I am Hengxu Yu, a final-year Ph.D. student in Data Science at the Chinese University of Hong Kong, Shenzhen. I am fortunate to be advised by Prof. Xiao Li. My research interests lie in the field of optimization, particularly in the design and analysis of algorithms for training large language models.
Research Interests
My research focuses on advancing the theoretical understanding of optimization methods’ efficiency and reliability, with the ultimate goal of designing more fast and robust algorithms. These innovations have wide-ranging applications, with a particular emphasis on enhancing the training process for large language models.
Publications
Preprint
-
Yu, H., & Li, X. (2023). High Probability Guarantees for Random Reshuffling. arXiv:2311.11841. (under revision for SIAM Journal on Optimization)
We established a set of high probability finite-time complexity guarantees for RR, including finding a stationary point, designing a stopping criterion that yields the last iterate result, and reaching second-order stationary points.
-
Luo, Q., Yu, H., & Li, X. (2024). BAdam: A Memory Efficient Full Parameter Training Method for Large Language Models. arXiv:2404.02827. (NeurIPS 2024)
BAdam is a block coordinate descent method embedded with Adam as the inner solver for fine-tuning large language models. It is memory efficient and allows training Llama 3-8B using a single RTX3090-24GB GPU.
-
Random Reshuffling Escapes Saddle Points Efficiently. (in working)

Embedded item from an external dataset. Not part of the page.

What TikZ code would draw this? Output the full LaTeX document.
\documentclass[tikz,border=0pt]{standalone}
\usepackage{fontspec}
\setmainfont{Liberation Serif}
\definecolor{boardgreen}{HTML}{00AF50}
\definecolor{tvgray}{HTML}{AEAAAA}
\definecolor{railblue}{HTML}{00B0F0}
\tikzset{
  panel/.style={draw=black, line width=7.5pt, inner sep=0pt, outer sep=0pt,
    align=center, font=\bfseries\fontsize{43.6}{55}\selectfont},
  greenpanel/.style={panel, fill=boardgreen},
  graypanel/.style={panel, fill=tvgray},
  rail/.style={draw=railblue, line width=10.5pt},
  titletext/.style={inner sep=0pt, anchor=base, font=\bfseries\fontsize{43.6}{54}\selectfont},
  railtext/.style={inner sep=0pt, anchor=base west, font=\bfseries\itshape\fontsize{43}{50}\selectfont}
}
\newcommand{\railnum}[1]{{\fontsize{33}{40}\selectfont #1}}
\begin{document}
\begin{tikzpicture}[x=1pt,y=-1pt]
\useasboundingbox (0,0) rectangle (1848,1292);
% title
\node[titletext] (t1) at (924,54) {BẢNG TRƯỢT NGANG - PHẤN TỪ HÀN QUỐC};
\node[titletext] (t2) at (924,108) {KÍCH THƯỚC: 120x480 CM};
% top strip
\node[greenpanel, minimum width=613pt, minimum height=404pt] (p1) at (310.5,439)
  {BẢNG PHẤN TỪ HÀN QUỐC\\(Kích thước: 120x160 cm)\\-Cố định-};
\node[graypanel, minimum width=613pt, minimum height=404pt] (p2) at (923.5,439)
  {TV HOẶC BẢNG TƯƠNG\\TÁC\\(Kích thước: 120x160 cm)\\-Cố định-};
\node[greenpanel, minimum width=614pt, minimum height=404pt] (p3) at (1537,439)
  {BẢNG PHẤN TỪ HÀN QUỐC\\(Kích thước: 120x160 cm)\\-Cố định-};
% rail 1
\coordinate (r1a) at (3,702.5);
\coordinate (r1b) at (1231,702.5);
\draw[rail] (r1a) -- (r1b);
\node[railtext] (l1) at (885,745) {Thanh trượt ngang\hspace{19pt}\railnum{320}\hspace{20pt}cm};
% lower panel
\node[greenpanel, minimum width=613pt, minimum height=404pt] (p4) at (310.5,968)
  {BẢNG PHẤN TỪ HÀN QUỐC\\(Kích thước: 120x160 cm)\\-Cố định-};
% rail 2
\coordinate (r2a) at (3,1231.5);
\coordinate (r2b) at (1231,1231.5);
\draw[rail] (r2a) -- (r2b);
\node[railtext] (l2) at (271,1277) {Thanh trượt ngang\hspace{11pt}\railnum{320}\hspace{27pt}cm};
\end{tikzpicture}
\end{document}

By deriving a novel concentration inequality for matrix products under sampling without replacement, which may be of broader interest, we prove that introducing a simple perturbation at each epoch enables RR to find second-order stationary points with the same complexity as that for first-order stationary points. Furthermore, this complexity is achieved with high probability, characterizing the performance of a single execution of RR.
Skills
Coding: Python (PyTorch and JAX), MATLAB, LaTeX, Git, Linux.
Education
- 2020 – 2026 (expected) Ph.D., Data Science, The Chinese University of Hong Kong, Shenzhen.
- 2016 – 2020 B.S., Mathematics, Lanzhou University.
Teaching Experience
- Spring and Fall 2023: Teaching Assistant, MAT3007: Optimization, CUHK-SZ.

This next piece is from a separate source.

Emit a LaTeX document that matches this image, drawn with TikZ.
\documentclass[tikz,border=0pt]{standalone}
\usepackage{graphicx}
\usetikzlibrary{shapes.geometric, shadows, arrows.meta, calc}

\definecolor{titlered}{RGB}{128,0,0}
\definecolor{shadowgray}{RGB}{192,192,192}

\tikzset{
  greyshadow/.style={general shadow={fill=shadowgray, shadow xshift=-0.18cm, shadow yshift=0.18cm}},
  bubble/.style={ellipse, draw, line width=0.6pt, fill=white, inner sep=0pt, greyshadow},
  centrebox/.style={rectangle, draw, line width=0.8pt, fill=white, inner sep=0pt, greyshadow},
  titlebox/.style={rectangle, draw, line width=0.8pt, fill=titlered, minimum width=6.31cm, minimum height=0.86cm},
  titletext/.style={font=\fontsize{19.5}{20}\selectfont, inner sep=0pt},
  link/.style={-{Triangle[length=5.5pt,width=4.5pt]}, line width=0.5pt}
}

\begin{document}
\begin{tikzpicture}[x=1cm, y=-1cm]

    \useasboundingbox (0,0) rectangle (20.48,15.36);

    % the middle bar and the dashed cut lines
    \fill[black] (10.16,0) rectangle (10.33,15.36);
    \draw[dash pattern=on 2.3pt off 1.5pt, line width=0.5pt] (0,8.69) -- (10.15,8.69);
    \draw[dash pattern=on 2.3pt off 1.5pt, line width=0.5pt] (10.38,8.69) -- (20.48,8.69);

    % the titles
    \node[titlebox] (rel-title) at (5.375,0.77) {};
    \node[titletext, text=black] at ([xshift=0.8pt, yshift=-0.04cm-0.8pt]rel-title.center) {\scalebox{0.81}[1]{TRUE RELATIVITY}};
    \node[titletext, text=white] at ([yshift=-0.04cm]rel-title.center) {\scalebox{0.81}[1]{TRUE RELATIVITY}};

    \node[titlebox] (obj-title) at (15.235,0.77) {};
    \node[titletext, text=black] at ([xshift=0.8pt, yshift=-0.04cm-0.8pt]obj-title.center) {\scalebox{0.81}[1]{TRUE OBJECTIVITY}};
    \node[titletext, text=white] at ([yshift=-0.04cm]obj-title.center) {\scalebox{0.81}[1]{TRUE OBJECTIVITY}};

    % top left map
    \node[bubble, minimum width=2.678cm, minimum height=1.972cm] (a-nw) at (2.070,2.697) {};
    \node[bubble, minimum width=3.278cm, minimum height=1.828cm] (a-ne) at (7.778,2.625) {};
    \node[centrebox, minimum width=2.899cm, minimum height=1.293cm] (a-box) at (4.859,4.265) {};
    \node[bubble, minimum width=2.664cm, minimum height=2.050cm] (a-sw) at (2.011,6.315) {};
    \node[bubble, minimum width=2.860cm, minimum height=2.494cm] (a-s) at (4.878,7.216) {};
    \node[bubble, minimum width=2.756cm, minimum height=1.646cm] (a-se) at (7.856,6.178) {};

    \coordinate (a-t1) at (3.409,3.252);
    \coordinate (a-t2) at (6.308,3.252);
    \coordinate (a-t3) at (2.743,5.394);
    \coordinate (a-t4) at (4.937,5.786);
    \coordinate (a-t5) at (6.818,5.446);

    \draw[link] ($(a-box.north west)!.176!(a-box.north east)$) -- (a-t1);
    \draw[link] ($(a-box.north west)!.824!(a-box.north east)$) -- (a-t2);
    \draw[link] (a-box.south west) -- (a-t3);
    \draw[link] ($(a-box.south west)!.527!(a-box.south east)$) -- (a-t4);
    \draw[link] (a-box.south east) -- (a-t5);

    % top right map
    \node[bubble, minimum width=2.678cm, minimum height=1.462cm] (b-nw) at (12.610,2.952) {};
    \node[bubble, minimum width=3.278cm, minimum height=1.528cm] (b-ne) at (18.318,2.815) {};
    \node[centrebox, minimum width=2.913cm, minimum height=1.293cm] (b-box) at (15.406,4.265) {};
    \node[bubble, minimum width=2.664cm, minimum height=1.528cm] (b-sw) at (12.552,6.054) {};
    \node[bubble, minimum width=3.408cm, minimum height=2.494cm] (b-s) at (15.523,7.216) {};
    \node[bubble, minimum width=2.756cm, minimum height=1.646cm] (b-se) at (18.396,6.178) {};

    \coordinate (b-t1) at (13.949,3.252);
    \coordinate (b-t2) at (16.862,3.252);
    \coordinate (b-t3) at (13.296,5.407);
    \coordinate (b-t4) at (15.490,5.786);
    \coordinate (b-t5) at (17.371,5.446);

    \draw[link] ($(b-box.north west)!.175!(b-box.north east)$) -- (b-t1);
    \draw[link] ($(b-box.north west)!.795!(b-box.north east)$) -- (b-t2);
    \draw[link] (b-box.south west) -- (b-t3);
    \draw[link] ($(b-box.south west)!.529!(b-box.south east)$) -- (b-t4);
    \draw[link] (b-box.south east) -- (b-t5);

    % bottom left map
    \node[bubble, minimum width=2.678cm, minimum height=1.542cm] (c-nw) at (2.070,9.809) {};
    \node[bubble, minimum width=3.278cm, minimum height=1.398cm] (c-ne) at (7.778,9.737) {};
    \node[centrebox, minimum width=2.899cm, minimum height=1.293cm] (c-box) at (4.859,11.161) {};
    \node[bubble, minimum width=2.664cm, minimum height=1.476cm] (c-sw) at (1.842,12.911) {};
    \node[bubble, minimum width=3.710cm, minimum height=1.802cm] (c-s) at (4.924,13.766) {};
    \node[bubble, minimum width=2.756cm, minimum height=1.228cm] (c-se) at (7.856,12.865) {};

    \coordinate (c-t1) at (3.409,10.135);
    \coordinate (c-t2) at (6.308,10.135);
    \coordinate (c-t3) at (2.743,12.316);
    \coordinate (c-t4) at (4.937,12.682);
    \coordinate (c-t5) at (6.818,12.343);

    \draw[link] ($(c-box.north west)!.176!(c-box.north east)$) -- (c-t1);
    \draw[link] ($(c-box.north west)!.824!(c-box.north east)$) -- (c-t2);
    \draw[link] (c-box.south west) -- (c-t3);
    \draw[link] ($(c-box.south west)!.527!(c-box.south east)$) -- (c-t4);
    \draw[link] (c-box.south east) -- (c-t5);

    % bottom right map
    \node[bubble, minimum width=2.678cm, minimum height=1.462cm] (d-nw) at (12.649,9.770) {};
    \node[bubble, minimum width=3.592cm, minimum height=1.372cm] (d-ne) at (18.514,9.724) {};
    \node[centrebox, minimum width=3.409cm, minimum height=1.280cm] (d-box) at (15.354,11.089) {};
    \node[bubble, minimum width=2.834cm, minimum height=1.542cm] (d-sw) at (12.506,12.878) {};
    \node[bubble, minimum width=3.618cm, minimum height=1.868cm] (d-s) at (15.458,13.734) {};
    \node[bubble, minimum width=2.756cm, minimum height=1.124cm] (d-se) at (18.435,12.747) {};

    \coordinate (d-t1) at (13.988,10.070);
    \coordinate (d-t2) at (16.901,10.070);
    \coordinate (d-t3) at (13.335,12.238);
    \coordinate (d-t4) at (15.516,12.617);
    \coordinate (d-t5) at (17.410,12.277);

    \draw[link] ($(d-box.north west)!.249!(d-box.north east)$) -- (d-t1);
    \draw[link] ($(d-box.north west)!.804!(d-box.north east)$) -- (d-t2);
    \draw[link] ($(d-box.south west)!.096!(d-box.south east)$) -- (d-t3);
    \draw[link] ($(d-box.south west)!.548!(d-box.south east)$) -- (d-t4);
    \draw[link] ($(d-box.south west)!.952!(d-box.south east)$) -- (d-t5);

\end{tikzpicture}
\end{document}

- Spring 2022: Teaching Assistant, DDA4250: Mathematical Introduction to Deep Learning, CUHK-SZ.
- Fall 2021: Teaching Assistant, CSC3001: Discrete Mathematics, CUHK-SZ.
Awards
- 2020, 2021: SRIBD PhD Fellowship, Shenzhen Research Institute of Big Data.
- 2018: Third Prize in the National Finals, The Chinese Mathematics Competition.
- 2017, 2018: Outstanding Student Prize, Lanzhou University.